Chapter 1
Chapter summary
Sensation and perception involve highly complex neural processes that consume a substantial proportion of the brain's cerebral cortex. Sensations (qualia) are primitive mental states or experiences induced by sensory stimulation. Perceptions are complex, organized, and meaningful experiences of objects or events.
Qualia can be divided into seven distinct sensory modalities. The modalities differ in terms of the physical stimuli that excite them, the neural structures involved in transduction and sensory analysis, and the functions they serve.
The three key elements of perception are: stimuli; neural responses; perceptions. Psychophysics studies the relation between stimuli and perceptual experience, whilst neuroscience studies the relation between stimuli and neural responses. Psychophysical linking hypotheses propose specific links between perception and neural responses. Psychophysical methods to study perception were developed by Weber and Fechner in the 1800s.

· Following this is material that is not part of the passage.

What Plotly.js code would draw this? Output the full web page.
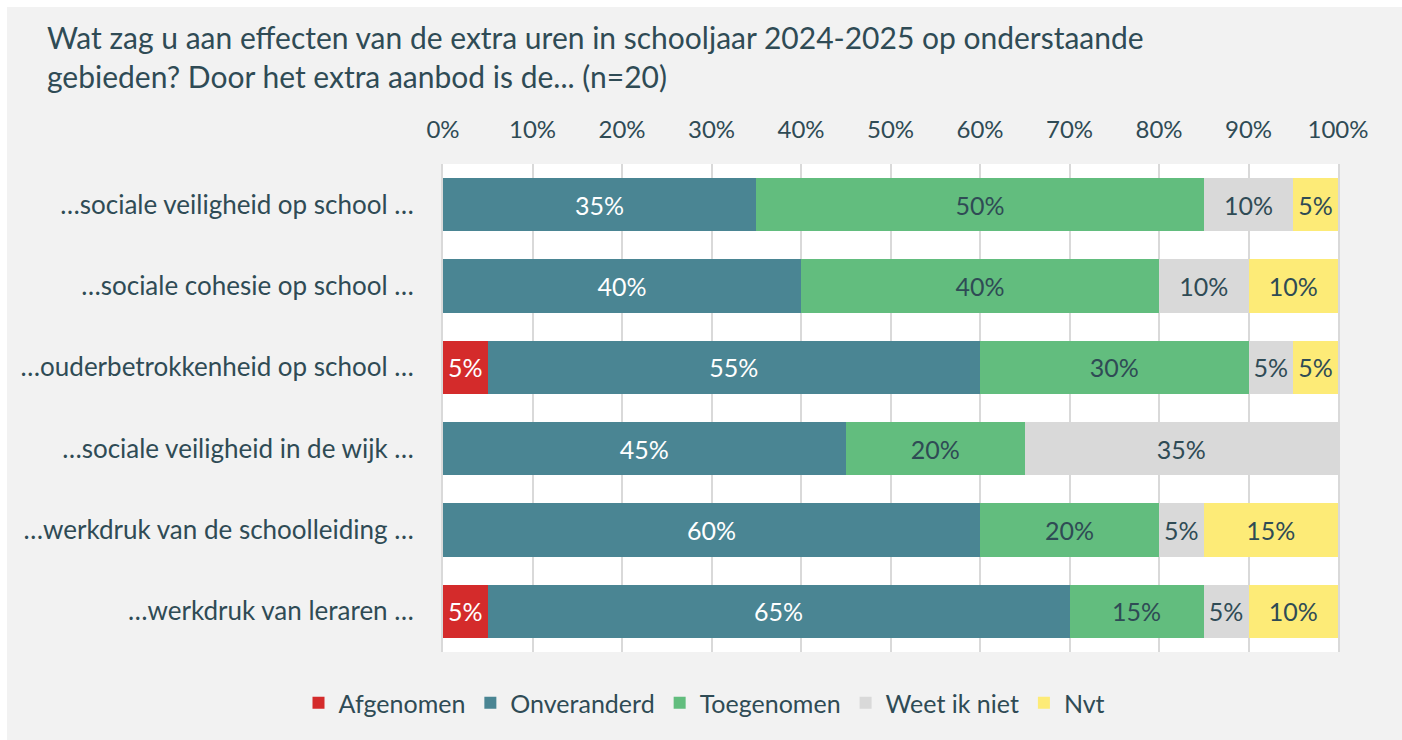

Cognitive neuroscience studies the parts of the nervous system which are involved in cognition using lesions, clinical case studies, single-unit recordings, neuroimaging, and direct brain stimulation. Computational neuroscience studies the computations performed by the nervous system, and the internal representations they create. The foundations of computational neuroscience were laid by the theories of three mathematicians: Alan Turing, Claude Shannon, and David Marr.